There is such a fine line to be not confident, confident and over confident. You could cross from being not confident to over confident and over confident to no confidence without even passsing by the medium. Its when you turn out of control and not being able to handle it.
I confess that I don't handle it well and and when it strikes. I try my best but its just not good enough. To be really good in controlling it I have to face it right in the face. I have to live through it in my mind a thousand times but sometimes its just too horrible to go through.
I don't exactly know what I'm saying but I just would like to tell you. If I don't pass it this time round it has nothing got to do with my skill or technical ability but rather my mental problems interferring.
Can ya'll understand that? Would ya'll not blame me if I dont? and even comfort me if I dont?
I don't know how many times I need to pass it. It might be even up to 10 times just because I cannot overcome this problem of mine that I have in my head.
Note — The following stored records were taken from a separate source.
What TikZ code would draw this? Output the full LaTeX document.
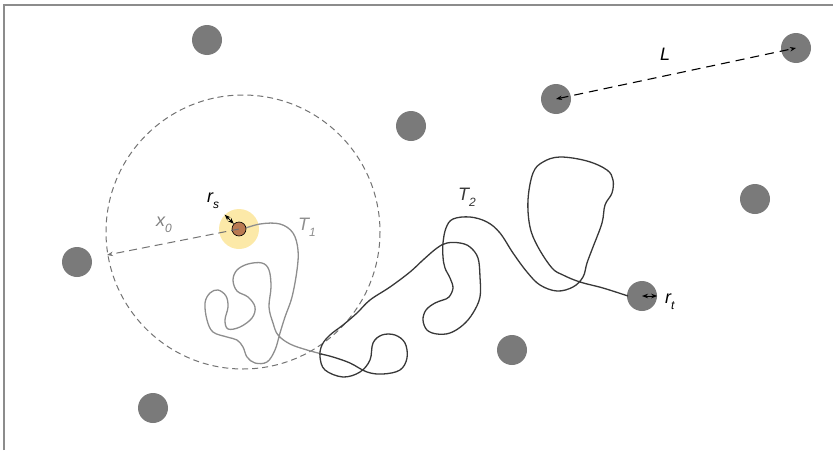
\documentclass[tikz,border=0pt]{standalone}
\usepackage{fontspec}
\setmainfont{Liberation Sans}
\usetikzlibrary{arrows.meta}
\definecolor{obst}{HTML}{7A7A7A}
\definecolor{halo}{HTML}{FCE9A8}
\definecolor{srcfill}{HTML}{BA7A52}
\definecolor{walkone}{HTML}{8E8E8E}
\definecolor{walktwo}{HTML}{383838}
\newcommand{\lowidx}[1]{\raisebox{-6pt}{\fontsize{12}{12}\selectfont #1}}

\begin{document}
\begin{tikzpicture}[x=1pt, y=-1pt, >={Stealth[length=6pt,width=4.5pt]},
    obstacle/.style={circle, fill=obst, minimum size=30pt, inner sep=0pt},
    lab/.style={anchor=base west, inner sep=0pt,
                font=\fontsize{18}{20}\selectfont\itshape},
    walk/.style={line width=1.3pt, line join=round,
                 smooth, tension=0.6}]
  \useasboundingbox (0,0) rectangle (833,450);
  \draw[line width=1.5pt, draw=gray!90] (4,450) -- (4,5) -- (833,5);

  % obstacles
  \foreach \x/\y [count=\i] in {207/40, 796/48, 556/99, 411/126, 755/199,
                                77/262, 512/350, 153/408}
    \node[obstacle] (o\i) at (\x,\y) {};
  \node[obstacle] (target) at (642,296) {};

  % search range around the source
  \draw[draw=gray!110, line width=1pt, dash pattern=on 6pt off 4pt]
    (243,232) circle (137);
  \node[circle, fill=halo, minimum size=40pt, inner sep=0pt] (halo) at (239,229) {};

  % first walk
  \draw[walk, draw=walkone] plot coordinates {
    (240,230) (260,224) (280,224) (293,233) (298,250) (297,270) (292,297)
    (285,317) (280,333) (275,350) (267,362) (255,363) (247,357) (243,347)
    (237,340) (227,337) (213,332) (207,320) (205,303) (210,293) (218,290)
    (226,296) (228,307) (225,320) (228,329) (240,327) (252,318) (255,307)
    (248,297) (237,291) (233,280) (237,270) (248,264) (262,263) (269,270)
    (271,287) (269,307) (273,323) (278,335) (290,344) (307,350) (322,354)};

  % second walk
  \draw[walk, draw=walktwo] plot coordinates {
    (321,354) (333,357) (350,363) (367,372) (383,374) (400,370) (407,358)
    (405,343) (395,335) (382,335) (373,343) (370,360) (360,372) (343,377)
    (325,370) (320,357) (322,345) (330,335) (343,325) (357,313) (370,300)
    (390,287) (410,272) (423,260) (437,248) (447,243) (460,243) (470,247)
    (478,258) (480,277) (480,297) (473,313) (463,325) (450,333) (437,334)
    (427,330) (423,320) (426,310) (435,303) (443,300) (449,297) (453,288)
    (450,278) (445,268) (443,257) (443,243) (446,228) (453,219) (470,217)
    (487,222) (500,233) (513,253) (527,272) (540,285) (557,291) (573,287)
    (583,277) (587,263) (593,247) (602,223) (605,205) (612,193) (613,180)
    (607,170) (587,161) (560,157) (543,162) (533,173) (528,200) (530,227)
    (538,247) (552,268) (563,275) (580,282) (603,288) (628,296)};

  \node[circle, draw=black, line width=0.6pt, fill=srcfill,
        minimum size=14pt, inner sep=0pt] (src) at (239,229) {};

  % distances
  \coordinate (x0end) at (107,255);
  \draw[->, draw=gray!110, line width=1pt, dash pattern=on 8pt off 5pt]
    (src.center) -- (x0end);
  \draw[<->, line width=1pt] (src.135) -- (halo.135);
  \draw[<->, line width=1.1pt, dash pattern=on 9pt off 6pt]
    (o3.center) -- (o2.center);
  \draw[<->, line width=1pt] (target.center) -- (target.east);

  % labels
  \node[lab] (lrs) at (207,202) {r\lowidx{s}};
  \node[lab, text=gray] (lx0) at (156,226) {x\lowidx{0}};
  \node[lab, text=walkone] (lt1) at (298,230) {T\lowidx{1}};
  \node[lab, text=walktwo] (lt2) at (458,200) {T\lowidx{2}};
  \node[lab] (ll) at (660,60) {L};
  \node[lab] (lrt) at (665,303) {r\lowidx{t}};
\end{tikzpicture}
\end{document}
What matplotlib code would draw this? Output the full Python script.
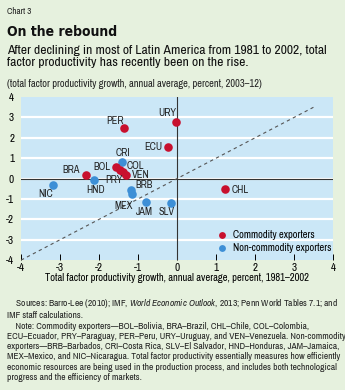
import matplotlib
matplotlib.use("Agg")
import matplotlib.pyplot as plt

# Data
com_codes = ["BRA", "PER", "BOL", "COL", "PRY", "VEN", "ECU", "URY", "CHL"]
com_x = [-2.34, -1.36, -1.57, -1.46, -1.38, -1.30, -0.23, -0.03, 1.23]
com_y = [0.20, 2.48, 0.57, 0.41, 0.31, 0.20, 1.55, 2.80, -0.50]

non_codes = ["NIC", "HND", "CRI", "BRB", "MEX", "JAM", "SLV"]
non_x = [-3.17, -2.13, -1.40, -1.19, -1.16, -0.80, -0.15]
non_y = [-0.29, -0.08, 0.82, -0.54, -0.75, -1.14, -1.19]

line_x = [-4, 3.5]
line_y = [-4, 3.5]

x_ticks = [-4, -3, -2, -1, 0, 1, 2, 3, 4]
y_ticks = [-4, -3, -2, -1, 0, 1, 2, 3, 4]

# label offsets (points), centered labels
lab_off = {"BRA": (-10.4, 3.6), "PER": (-6.5, 4.8), "BOL": (-9.8, 0.3), "COL": (11.3, 3.4),
           "PRY": (-6.5, -5.3), "VEN": (10.6, -0.2), "ECU": (-10.3, 0), "URY": (-6, 6),
           "CHL": (10.8, -0.5),
           "NIC": (-5.5, -6.5), "HND": (1.2, -7.2), "CRI": (0.7, 6.2), "BRB": (9.8, 3.4),
           "MEX": (-5.5, -8.4), "JAM": (-0.7, -7.4), "SLV": (-2.9, -6.8)}

RED = "#c8102e"
BLUE = "#3d8fd6"
BG = "#e6f1de"
PBG = "#cbe7f7"
FONT = ['Archivo Narrow', 'DejaVu Sans']

plt.rcParams['font.family'] = FONT
plt.rcParams['mathtext.fontset'] = 'custom'
plt.rcParams['mathtext.rm'] = 'Archivo Narrow'
plt.rcParams['mathtext.it'] = 'Archivo Narrow:italic'

fig = plt.figure(figsize=(3.45, 3.9), dpi=100, facecolor=BG)
ax = fig.add_axes([0.061, 0.333, 0.904, 0.418])
ax.set_facecolor(PBG)
ax.set_xlim(-4, 4)
ax.set_ylim(-4, 4)
for s in ax.spines.values():
    s.set_visible(False)
for yv in y_ticks[1:-1]:
    ax.axhline(yv, color="white", lw=1.6, zorder=1)
ax.axhline(0, color="#333333", lw=0.8, zorder=2)
ax.axvline(0, color="#333333", lw=0.8, zorder=2)
ax.plot(line_x, line_y, ls=(0, (3, 3)), color="#555555", lw=0.8, zorder=2)

ax.scatter(com_x, com_y, s=38, color=RED, zorder=4, label="Commodity exporters", linewidths=0)
ax.scatter(non_x, non_y, s=38, color=BLUE, zorder=3, label="Non-commodity exporters", linewidths=0)

for codes, xs, ys in ((com_codes, com_x, com_y), (non_codes, non_x, non_y)):
    for c, x, y in zip(codes, xs, ys):
        dx, dy = lab_off[c]
        ax.annotate(c, (x, y), xytext=(dx, dy), textcoords="offset points", ha="center",
                    va="center", fontsize=7.5, color="#222222", zorder=5)

ax.set_xticks(x_ticks)
ax.set_yticks(y_ticks)
ax.tick_params(axis="x", direction="in", length=4, width=0.7, labelsize=8, pad=2)
ax.tick_params(axis="y", length=0, labelsize=8, pad=5)
ax.set_xticklabels([str(v) for v in x_ticks])
ax.set_yticklabels([str(v) for v in y_ticks])
ax.set_xlabel("Total factor productivity growth, annual average, percent, 1981\u20132002",
              fontsize=7.6, labelpad=0)

leg = ax.legend(loc="lower right", bbox_to_anchor=(1.0, 0.035), frameon=False, fontsize=7.5,
                handletextpad=0.0, markerscale=0.8, borderaxespad=0.0, borderpad=0.15,
                labelspacing=0.3)

fig.text(0.02, 0.982, "Chart 3", fontsize=6.5, va="top", color="#222222")
fig.text(0.02, 0.935, "On the rebound", fontsize=10, fontweight="bold", va="top", color="#111111",
         family="DejaVu Sans", fontstretch="condensed")
fig.text(0.02, 0.885, "After declining in most of Latin America from 1981 to 2002, total\n"
         "factor productivity has recently been on the rise.", fontsize=9.8, va="top",
         color="#111111", linespacing=1.1)
fig.text(0.02, 0.797, "(total factor productivity growth, annual average, percent, 2003\u201312)",
         fontsize=7.5, va="top", color="#222222")

foot = ("    Sources: Barro-Lee (2010); IMF, $\\it{World\\ Economic\\ Outlook}$, 2013; Penn World Tables 7.1; and\n"
        "IMF staff calculations.\n"
        "    Note: Commodity exporters\u2014BOL\u2013Bolivia, BRA\u2013Brazil, CHL\u2013Chile, COL\u2013Colombia,\n"
        "ECU\u2013Ecuador, PRY\u2013Paraguay, PER\u2013Peru, URY\u2013Uruguay, and VEN\u2013Venezuela. Non-commodity\n"
        "exporters\u2014BRB\u2013Barbados, CRI\u2013Costa Rica, SLV\u2013El Salvador, HND\u2013Honduras, JAM\u2013Jamaica,\n"
        "MEX\u2013Mexico, and NIC\u2013Nicaragua. Total factor productivity essentially measures how efficiently\n"
        "economic resources are being used in the production process, and includes both technological\n"
        "progress and the efficiency of markets.")
fig.text(0.02, 0.238, foot, fontsize=6.8, va="top", color="#222222", linespacing=1.18)

fig.savefig("out.png", dpi=100, facecolor=BG)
I'm sorry if I don't make it asap but I'm just gonna damn well try my best to fight against the demons in my head.
I can't tell you how fucking scary it is or how scared I actually really am. But I am. Such bold public acknowledgement of me being vulnerable, haha.
But no. Its not only scary because its there and you know you're waging a war. Not a physical internal battle with germs where you could sleep it off but one which youre awake and aware of every single second and not even knowing what the hell its gonna happen.
Its like playing chess blindfolded with yourself, with your second brain that you've got no control over. It makes me wonder who the hell is controlling my brain if I'm not the one doing it? Whats worse; you're fighting this alone. And that's the truly scary part.